Now that Spring is here, it brings warmer, brighter days! Spring is my favorite season because it’s full of hope, renewal and growth!
How will you grow your business this Spring? Remember, growing your business isn’t just about sales and dollars. Growth could be expanding your positive impact, creating cultural shifts in your workplace, or innovating your products, services or processes. What feels exciting to you right now?
How will you grow yourself this Spring? Will you intentionally slow down and connect with yourself and your team more often? Will you set and maintain stronger boundaries to create the space necessary to care for yourself? Will you bring more intention and energy to the people and causes you believe in? Where do you sense the most potential?
Whatever sort of growth you choose this Spring, I can guarantee one thing – growth will require you to change!
Change can feel hard and uncomfortable at times, but the power of awareness can pave the way and make it more manageable.
Change is not just about DOing. Change starts with BEing. Much of the work of change is shifting how you see yourself and the world around you.
When you become clearer about who you are and what you want (and what you don’t want!), you can more clearly see the path towards your desired future. You are more likely to notice when people, ideas and opportunities that align with your desired change appear. You can make small, conscious choices each day that move you one step closer to your desired future.
Our vision at Ellivate Alliance is to co-create a collective future. Our mission is to activate and amplify feminine power. We want to bring more heart and soul to business. We want to challenge the way it’s done. We want to create change in the world around us through our businesses.

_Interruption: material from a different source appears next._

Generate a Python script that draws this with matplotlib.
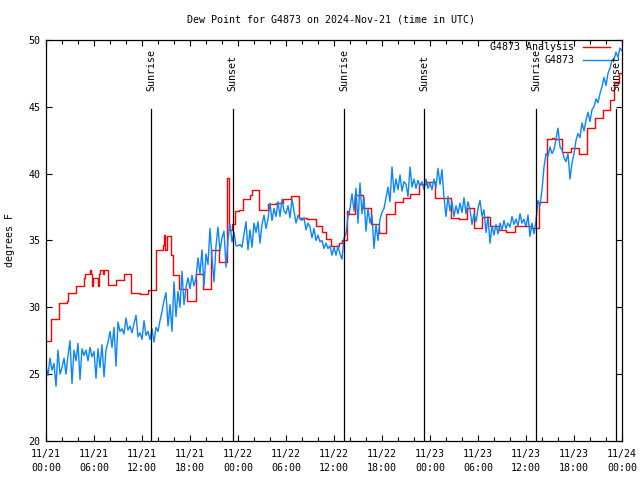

This is no small undertaking. As you can imagine, it requires BIG changes. We’ll never quite get to where we want to be. We’ll never figure it all out. The change that is necessary can feel very overwhelming at times. So, let’s use the power of awareness to pave our way.
When we expand our awareness of the world around us, the injustices built into our society and all the ways traditional business models fall short of what the world needs, we become more conscious of what needs to change. We begin to reimagine what could be.
With this expanded awareness, we can integrate change into our day-to-day lives. We can cultivate more conscious business practices. Each day presents us with many opportunities to make more conscious choices – where we do business, who we do business with, what conversations we have, what we consume (or don’t consume), where we invest our time and energy, and how we show up for our communities.
Change doesn’t have to be overwhelming. With awareness leading the way, change becomes a daily practice…It’s a series of conscious choices.
I wish you fruitful growth and conscious choices this Spring!
With deep love and gratitude,
As women leaders, we have a responsibility to play a meaningful role in creating a more just world.
Each month, we’ll explore how we can integrate more conscious practices into our businesses and lives.
Be aware of this:
As business owners, the only way we can serve people is by understanding their life experiences – what they need and want and why. If we want to see change in the world around us, let’s start in our own workplaces. In the words of Malia Hazu, “Having an understanding of how race shapes norms helps any manager create a more empathetic work environment, one that can lubricate cultural changes towards equity and innovation.”
You have probably heard a lot about Critical Race Theory (CRT) in the news lately. Unfortunately, there is a lot of disinformation circulating around it. It’s important to be aware of what CRT actually is and the impact it has in our workplaces and society.
Read this:
Check out this podcast episode of Race at Work with Porter Braswell, UCLA Law’s Laura E. Gómez: Understanding Critical Race Theory, Part 2 (33 min), where a UCLA law professor explores CRT and its influence on diversity and inclusion efforts in workplaces and classrooms.
Try this:
With an awareness that legal and other systems intersect with race in the U.S., consider how systemic racism could be impacting your workplace (e.g., hiring and promotion practices, workplace culture, employee engagement and who you do business with).